Ella no lleva mascarilla. Para qué, me dice, con la dejadez de quien ha tirado la toalla. A sus 40 años, que parecen más de 50, esta mujer haitiana está sentada en el asiento delantero de una desvencijada camioneta y hablo con ella a través de la ventanilla porque, prácticamente, no tiene ni aliento para moverse.

Françoise no está herida. Mejor dicho, su cuerpo no está herido. Su ánimo, su esencia, agoniza delante mío y me resulta muy difícil encontrar palabras que no suenen vacuas. En la parte trasera de la camioneta yace el ataúd de su marido, Frantz Prevent.

Es mediodía en la frontera de Jimaní, el principal paso entre la República Dominicana y Haití. El ritmo, pese a los 35 grados a la sombra, es trepidante. No en vano es el principal punto de tránsito de los heridos que llegan de Haití y de la ayuda humanitaria que entra por vía terrestre al país derruido.

ENTIERRO EN CASA Con un hilo de voz, con el habla esforzada, Françoise me cuenta que su casa, en Puerto Príncipe, se les cayó encima. Literalmente. Y fueron privilegiados, en el sentido de que Frantz, gravemente herido, pudo ser evacuado a la vecina República Dominicana, donde falleció en el hospital. Cuidaron de él, pero ya no pueden cuidar de su cadáver.

Los muertos son de sus naciones, me explican, y solo Haití puede lidiar con los suyos. Así que ayer Françoise estaba obligada a regresar con el cadáver de su marido a su país, donde debe ser enterrado.

Los amigos que la acompañan no se quitan la mascarilla bajo ningún concepto. Las epidemias son ahora el principal fantasma y se percibe que nadie se quiere acercar mucho a Françoise.

Me doy cuenta, me aparto un poco de ella instintivamente y, acto seguido, me siento un poco miserable. Al darle el pésame, me sonríe, mientras se acaricia el Cristo en oro que lleva colgado y que parece que en estos momentos la ha abandonado.

De repente, los gritos nos separan las miradas. Llega un coche particular cargado con varios heridos. La endeble puerta que hace las funciones de frontera se abre y, a la vista, un hombre parece a punto de perder la conciencia con la pierna completamente desencajada.

A su lado, una mujer con la ropa hecha jirones grita de dolor mientras la trasladan a la camilla. La actividad no se para pese a los quejidos desgarradores, como si todo el mundo, en el paso fronterizo, estuviera inmunizado ante unos desgarros que a mí me paralizan.

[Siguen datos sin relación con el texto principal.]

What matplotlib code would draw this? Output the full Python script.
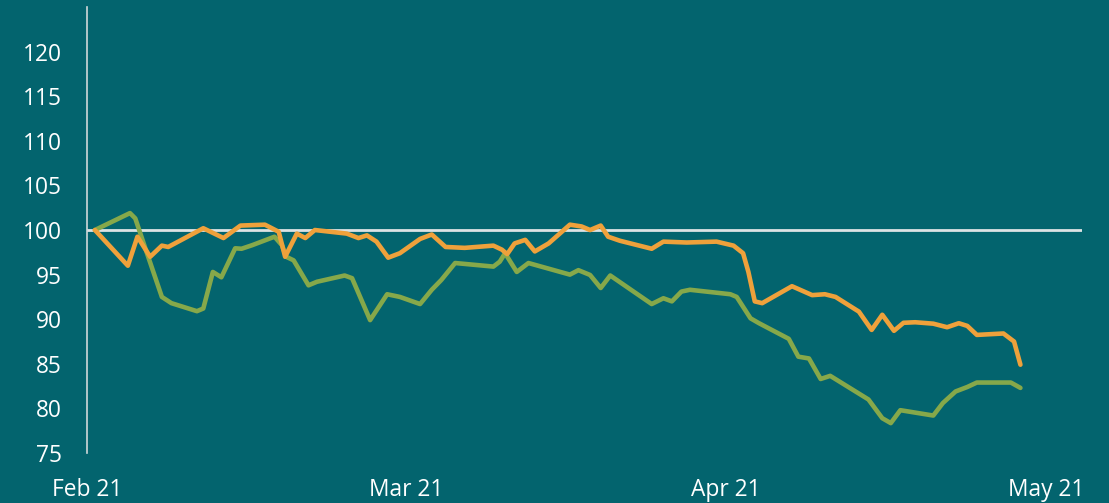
import numpy as np
import matplotlib
matplotlib.use('Agg')
import matplotlib.pyplot as plt

# day offsets from 1 Feb 2021 and index values
days_orange = [0, 3.1, 4.0, 5.2, 6.3, 6.9, 10.2, 12.1, 13.7, 16.0, 17.3, 17.9, 19.0, 19.8,
               20.7, 23.7, 24.8, 25.6, 26.5, 27.6, 28.7, 30.6, 31.7, 33.0, 34.8, 37.5,
               38.3, 38.8, 39.5, 40.5, 41.4, 42.7, 44.7, 45.8, 46.6, 47.6, 48.3, 49.4,
               52.4, 53.5, 55.7, 58.5, 60.1, 61.0, 61.5, 62.1, 62.8, 65.6, 67.5, 68.7,
               69.7, 71.9, 73.1, 74.1, 75.2, 76.1, 77.2, 78.9, 80.2, 81.3, 82.1, 83.0,
               85.5, 86.5, 87.1]
orange = [100.0, 96.0, 99.25, 97.0, 98.25, 98.1, 100.2, 99.1, 100.5, 100.6, 99.8, 97.0, 99.6, 99.1,
          100.0, 99.6, 99.1, 99.4, 98.7, 96.9, 97.4, 99.0, 99.5, 98.1, 98.0, 98.25,
          97.8, 97.3, 98.5, 98.9, 97.6, 98.5, 100.6, 100.4, 100.0, 100.5, 99.25, 98.8,
          97.9, 98.7, 98.6, 98.7, 98.25, 97.4, 95.3, 92.0, 91.8, 93.7, 92.7, 92.8,
          92.5, 90.85, 88.8, 90.5, 88.7, 89.6, 89.66, 89.5, 89.1, 89.55, 89.25, 88.24,
          88.4, 87.5, 84.9]

days_green = [0, 3.3, 3.8, 4.9, 6.3, 7.2, 9.6, 10.2, 11.1, 11.9, 13.2, 13.8, 14.8, 16.9,
              17.6, 18.0, 18.7, 20.1, 20.9, 23.5, 24.2, 25.9, 27.5, 28.7, 30.6, 31.7,
              32.6, 33.9, 37.5, 38.1, 38.6, 39.7, 40.8, 44.7, 45.5, 46.6, 47.6, 48.5,
              52.4, 53.5, 54.3, 55.2, 56.0, 59.8, 60.4, 61.7, 62.5, 65.3, 66.2, 67.2,
              68.3, 69.2, 72.8, 74.1, 74.9, 75.8, 78.9, 79.8, 81.0, 82.1, 83.0, 86.2, 87.1]
green = [100.0, 101.9, 101.3, 97.4, 92.5, 91.8, 90.9, 91.2, 95.3, 94.7, 97.95, 97.9, 98.3, 99.25,
         98.3, 97.0, 96.6, 93.8, 94.2, 94.9, 94.6, 89.9, 92.8, 92.5, 91.7, 93.3,
         94.4, 96.3, 95.9, 96.45, 97.4, 95.3, 96.3, 95.0, 95.5, 94.96, 93.5, 94.9,
         91.7, 92.35, 92.0, 93.1, 93.3, 92.8, 92.5, 90.1, 89.55, 87.8, 85.8, 85.6,
         83.3, 83.65, 81.0, 78.9, 78.35, 79.8, 79.2, 80.6, 81.9, 82.4, 82.9, 82.9, 82.3]

month_labels = ['Feb 21', 'Mar 21', 'Apr 21', 'May 21']
y_ticks = [75, 80, 85, 90, 95, 100, 105, 110, 115, 120]

bg = '#03646E'
plt.rcParams['font.family'] = ['Open Sans', 'DejaVu Sans']

fig = plt.figure(figsize=(11.09, 5.03), dpi=100, facecolor=bg)
ax = fig.add_axes([0.0784, 0.0994, 0.8973, 0.8866], facecolor=bg)

ax.axhline(100, color='#DCE3E4', lw=2.0, zorder=1)
ax.plot(days_green, green, color='#86A84A', lw=3.3, solid_joinstyle='round',
        solid_capstyle='round', zorder=2)
ax.plot(days_orange, orange, color='#EFA13B', lw=3.3, solid_joinstyle='round',
        solid_capstyle='round', zorder=3)

ax.set_xlim(-0.75, 92.9)
ax.set_ylim(75, 125)
ax.set_yticks(y_ticks)
ax.set_xticks(np.linspace(-0.75, 89.5, 4))
ax.set_xticklabels(month_labels)

for s in ['top', 'right', 'bottom']:
    ax.spines[s].set_visible(False)
ax.spines['left'].set_color('#D0D8DA')
ax.spines['left'].set_linewidth(1.2)

ax.tick_params(axis='both', length=0, colors='white', labelsize=16.4)
ax.tick_params(axis='y', pad=18)
ax.tick_params(axis='x', pad=18)

fig.savefig('out.png', dpi=100, facecolor=bg)
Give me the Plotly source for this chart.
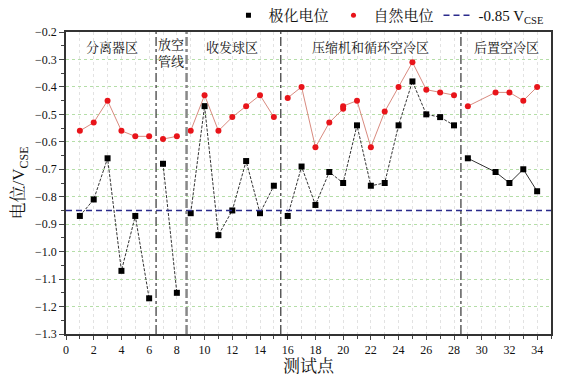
import plotly.graph_objects as go

# ---- data ----
x_pts = [1, 2, 3, 4, 5, 6, 7, 8, 9, 10, 11, 12, 13, 14, 15,
         16, 17, 18, 19, 20, 21, 22, 23, 24, 25, 26, 27, 28,
         29, 31, 32, 33, 34]
polarized = [-0.87, -0.81, -0.66, -1.07, -0.87, -1.17,
             -0.68, -1.15,
             -0.86, -0.47, -0.94, -0.85, -0.67, -0.86, -0.76,
             -0.87, -0.69, -0.83, -0.71, -0.75, -0.54, -0.76, -0.75, -0.54, -0.38, -0.50, -0.51, -0.54,
             -0.66, -0.71, -0.75, -0.70, -0.78]
x_nat = [1, 2, 3, 4, 5, 6, 7, 8, 9, 10, 11, 12, 13, 14, 15,
         16, 17, 18, 19, 20, 20, 21, 22, 23, 24, 25, 26, 27, 28,
         29, 31, 32, 33, 34]
natural = [-0.56, -0.53, -0.45, -0.56, -0.58, -0.58,
           -0.59, -0.58,
           -0.56, -0.43, -0.56, -0.51, -0.47, -0.43, -0.51,
           -0.44, -0.40, -0.62, -0.53, -0.48, -0.47, -0.45, -0.62, -0.49, -0.40, -0.31, -0.41, -0.42, -0.43,
           -0.47, -0.42, -0.42, -0.45, -0.40]
region_bounds = [6.5, 8.7, 15.5, 28.5]
region_names = ["分离器区", "放空<br>管线", "收发球区", "压缩机和循环空冷区", "后置空冷区"]
region_centers = [3.3, 7.6, 12.0, 22.0, 31.8]
criterion = -0.85

serif = "'Liberation Serif', 'Times New Roman', 'Noto Serif CJK SC', 'Noto Sans CJK SC', serif"

def split(xs, ys):
    """insert gaps at region boundaries"""
    ox, oy = [], []
    prev = None
    for x, y in zip(xs, ys):
        if prev is not None and any(prev < b < x for b in region_bounds):
            ox.append(None); oy.append(None)
        ox.append(x); oy.append(y)
        prev = x
    return ox, oy

fig = go.Figure()

last = region_bounds[-1]
bx1 = [x for x in x_pts if x < last]
by1 = [y for x, y in zip(x_pts, polarized) if x < last]
bx2 = [x for x in x_pts if x > last]
by2 = [y for x, y in zip(x_pts, polarized) if x > last]
gx, gy = split(bx1, by1)
fig.add_trace(go.Scatter(x=gx, y=gy, mode="lines+markers", showlegend=False,
                         line=dict(color="#333333", width=1, dash="3px,1.5px"),
                         marker=dict(symbol="square", size=6, color="#000000"),
                         connectgaps=False))
fig.add_trace(go.Scatter(x=bx2, y=by2, mode="lines+markers", showlegend=False,
                         line=dict(color="#333333", width=1),
                         marker=dict(symbol="square", size=6, color="#000000")))
rx, ry = split(x_nat, natural)
fig.add_trace(go.Scatter(x=rx, y=ry, mode="lines+markers", showlegend=False,
                         line=dict(color="#d98b80", width=1),
                         marker=dict(symbol="circle", size=6, color="#e8141a"),
                         connectgaps=False))
fig.add_trace(go.Scatter(x=[0, 35], y=[criterion, criterion], mode="lines",
                         name="-0.85 V<sub>CSE</sub>", legendrank=3,
                         line=dict(color="#2b2b8c", width=1.5, dash="6px,4px")))
fig.add_trace(go.Scatter(x=[None], y=[None], mode="markers", name="极化电位", legendrank=1,
                         marker=dict(symbol="square", size=5, color="#000000")))
fig.add_trace(go.Scatter(x=[None], y=[None], mode="markers", name="自然电位", legendrank=2,
                         marker=dict(symbol="circle", size=5, color="#e8141a")))

for b in region_bounds:
    if b == 8.7:
        fig.add_shape(type="line", x0=b, x1=b, y0=0, y1=1, xref="x", yref="paper",
                      line=dict(color="#888888", width=2.5, dash="dashdot"))
    else:
        fig.add_shape(type="line", x0=b, x1=b, y0=0, y1=1, xref="x", yref="paper",
                      line=dict(color="#333333", width=1.2, dash="dashdot"))

for name, cx in zip(region_names, region_centers):
    fig.add_annotation(x=cx, y=-0.255 if "<br>" not in name else -0.275,
                       text=name, showarrow=False,
                       font=dict(family=serif, size=13, color="#111111"))

# page body has an 8px margin: figure is sized so the plot lands where the reference has it
fig.update_layout(
    width=547, height=376,
    margin=dict(l=58, r=4, t=24, b=50, autoexpand=False),
    paper_bgcolor="white", plot_bgcolor="white",
    font=dict(family=serif, size=12, color="#111111"),
    legend=dict(orientation="h", x=0.335, xanchor="left", y=1.055, yanchor="middle",
                font=dict(family=serif, size=15), traceorder="normal",
                itemwidth=30, bgcolor="rgba(0,0,0,0)"),
)

fig.update_xaxes(range=[0, 35], dtick=2, tick0=0, ticks="outside", ticklen=4,
                 showline=True, linecolor="#333333", linewidth=1.5, mirror=True,
                 showgrid=True, gridcolor="#e2e2e2", griddash="dot", gridwidth=1,
                 minor=dict(dtick=1, ticks="outside", ticklen=3, showgrid=True,
                            gridcolor="#e2e2e2", griddash="dot"),
                 zeroline=False,
                 title=dict(text="测试点", font=dict(family=serif, size=17), standoff=4),
                 tickfont=dict(family=serif, size=12))
fig.update_yaxes(range=[-1.3, -0.2], dtick=0.1, tick0=-0.2, tickformat=".1f",
                 ticks="outside", ticklen=5,
                 showline=True, linecolor="#333333", linewidth=1.5, mirror=True,
                 showgrid=True, gridcolor="#b5dea8", griddash="dot", gridwidth=1,
                 minor=dict(dtick=0.05, ticks="outside", ticklen=3, showgrid=False),
                 zeroline=False,
                 title=dict(text="电位/V<sub>CSE</sub>", font=dict(family=serif, size=17), standoff=6),
                 tickfont=dict(family=serif, size=12))

fig.write_html("out.html")
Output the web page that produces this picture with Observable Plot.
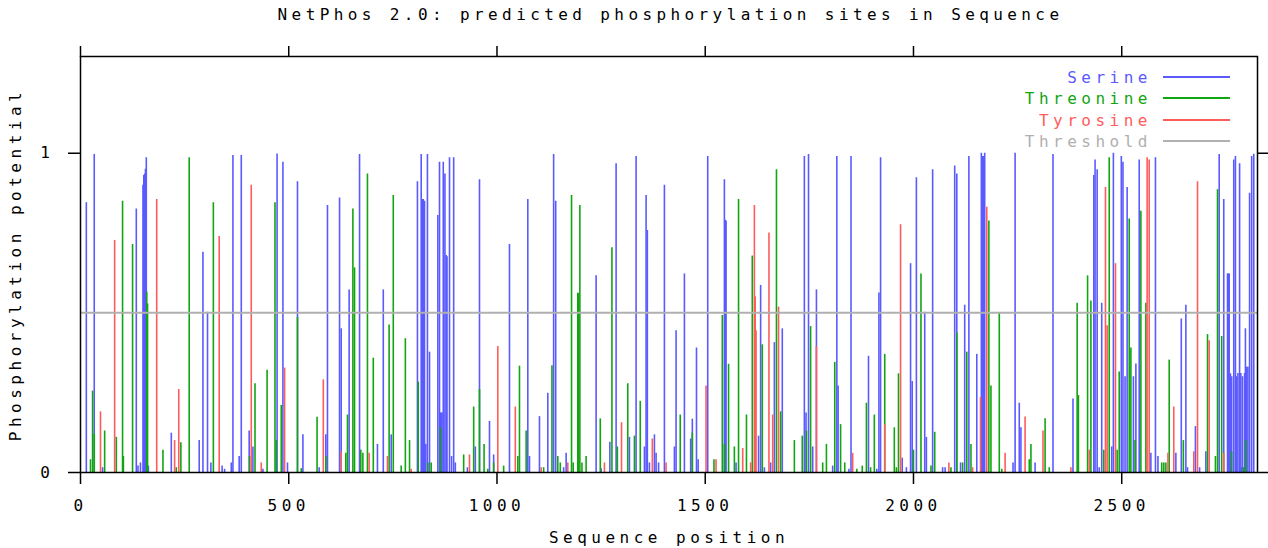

ENTRADA LIBRE DE HERIDOS La presencia cercana del mayor general retirado del Ejército de la República Dominicana, Luis Antonio Luna, máximo responsable de la comisión nacional de emergencia establecida tras romperse la tierra en Haití, tranquiliza. Pese a que hay que hacer un esfuerzo para creerle tras las dos escenas anteriores, el general asegura que la situación en las fronteras del país está bajo control.

El paso de Jimaní, junto con el de Dajabón, es el más importante. Me pide, explícitamente, que deje claro que no hay ningún tipo de cortapisa para que los heridos haitianos pasen la frontera para ser atendidos, en contra de lo que está oyendo en determinados medios de comunicación internacionales.

Puedo constatar que no existen impedimentos a la entrada de heridos, aunque sí ponen coto al número de familiares que quieren acompañarles.

"No vayas a Puerto Príncipe", me aconseja uno de los militares que custodian la barrera. "Te asustarás". "Y ponte una mascarilla", dice, casi con un tono de mandato, su acompañante.